Words: Joseph Bullmore
Photography: Mariell Lind Hansen
London’s not great at rooftops. New York is a natural. Downtown LA has plenty. Barcelona overflows with 8th-floor terraces. Hong Kong and Singapore, pushed ever upwards, have thousands by necessity. But in London, the great, futuristic cosmopolis of Europe, the roof terrace is almost always an afterthought, an add-on; a half-baked, health-and-safety-bothering improvisation. Something to do with our palladian-gothic architecture, perhaps (too many sloped and angular roofs). A lot to do with the weather. And it’s cultural, too. When the rooftop bar craze first swelled, in about 2014, it was homemade by its nature — a rag-tag, the-lift-doesn’t-work-but-thats-part-of-the-fun congregation on disused multi-storey car parks and old warehouses; places with barely working bathrooms but plenty of Leeds graduates with large pupils. It didn’t necessarily inspire confidence and sophistication — you wouldn’t take your mother to the Prince of Wales in Brixton. Things have scarcely matured in the years since.

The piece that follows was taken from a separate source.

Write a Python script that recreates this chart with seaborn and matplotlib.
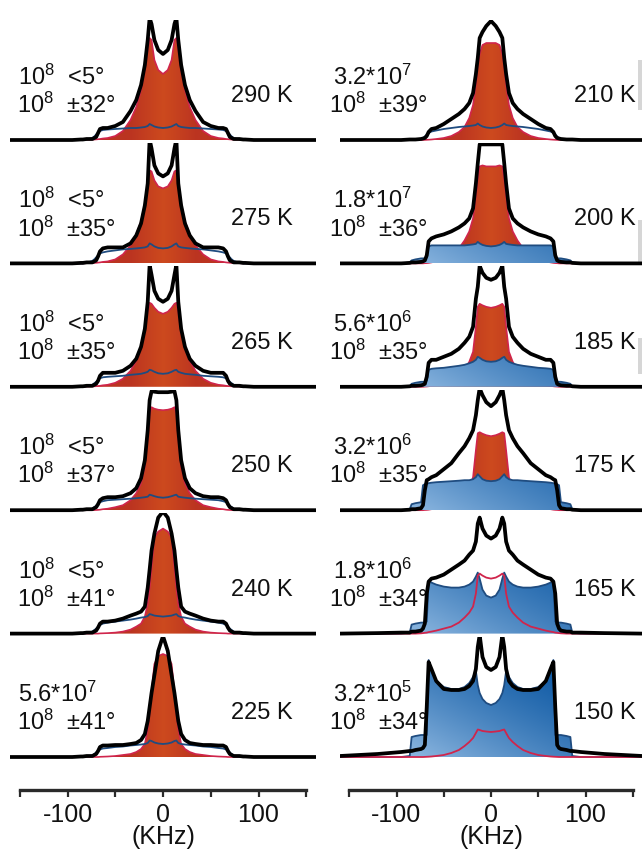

Soho House, it should be said, has long been an outrider in this respect — a place that always felt New York-Continental in its leanings, and can appreciate the unique pleasure of a cigarette with a view. But Maya at the Hoxton is the group’s most un-London London rooftop yet, perhaps. To travel up in the dark wood lift (I almost wrote elevator) and emerge, several floors later, in the bright, hazy sunshine of a June evening is to be transported to another city entirely, almost. The view here is of a capital at its most lively and modern. Not the picture postcard skyline of the London Eye and the Houses of Parliament (though you can probably see these too) — but a glass and steel cityscape which reminds you you’re in an expensive, heaving, creative metropolis. In this age of limited travel — and to a West London boy sick on stucco — it is positively mind-expanding.
The food doesn’t hurt, either. Maya trades in Mexican-inspired fayre without the pudgy influence of America. It is fresh and vibrant and often surprising, and it flitters along a tightrope between wholesome and healthy. And it’s brilliantly done. You know you’re in good company as soon as you spot the michelada on the menu — a spiced, citrusy bloody mary, slaked by off-dry lager, which so rare in London but is always an almost childish treat, as if mixed by a bored six-year-old with a hangover.
Then there are the tacos, which are worth the altitude sickness alone. The baja cod numbers were crunchy, delicious delights, spiked with a little warming chipotle mayo, and holding that sweet earthiness of all decent corn bread. The chicken tinga was strong, too — charred lovingly and topped with refried beans and pico de gallo. Down in the ‘plates’ — which cry out to be shared — I’d opt for the Seabass a La Talla, which is simply but beautifully done, basking in a chill-flecked adobo marinade. And the ribeye asado, too, which is almost Argentine in its aspirations — hunky, gorgeously seared, nicely marbled, and complemented by long chunks of grilled sweet potatoes.
Most impressive of all, perhaps, was a plant-based mushroom quesadilla — an oxymoron, you’d think — which was heavily hyped but didn’t disappoint. The faux-cheddar was indistinguishable from the real thing, with that mid-nineties pizza advert stringiness you’d hope for — but it felt lighter and somehow nuttier, too. This is a unique sorcery. Everyone at Maya is charming, and everything is beautifully finished — we were particularly fond of some raffia lampshades, which hung from the thick oak roof beams like mid-century lanterns. I’d steal them if I was tall enough. Oh, and there are churros, by the way, which are never not fun. Maya — come for the views, stay for the deep-fried dough.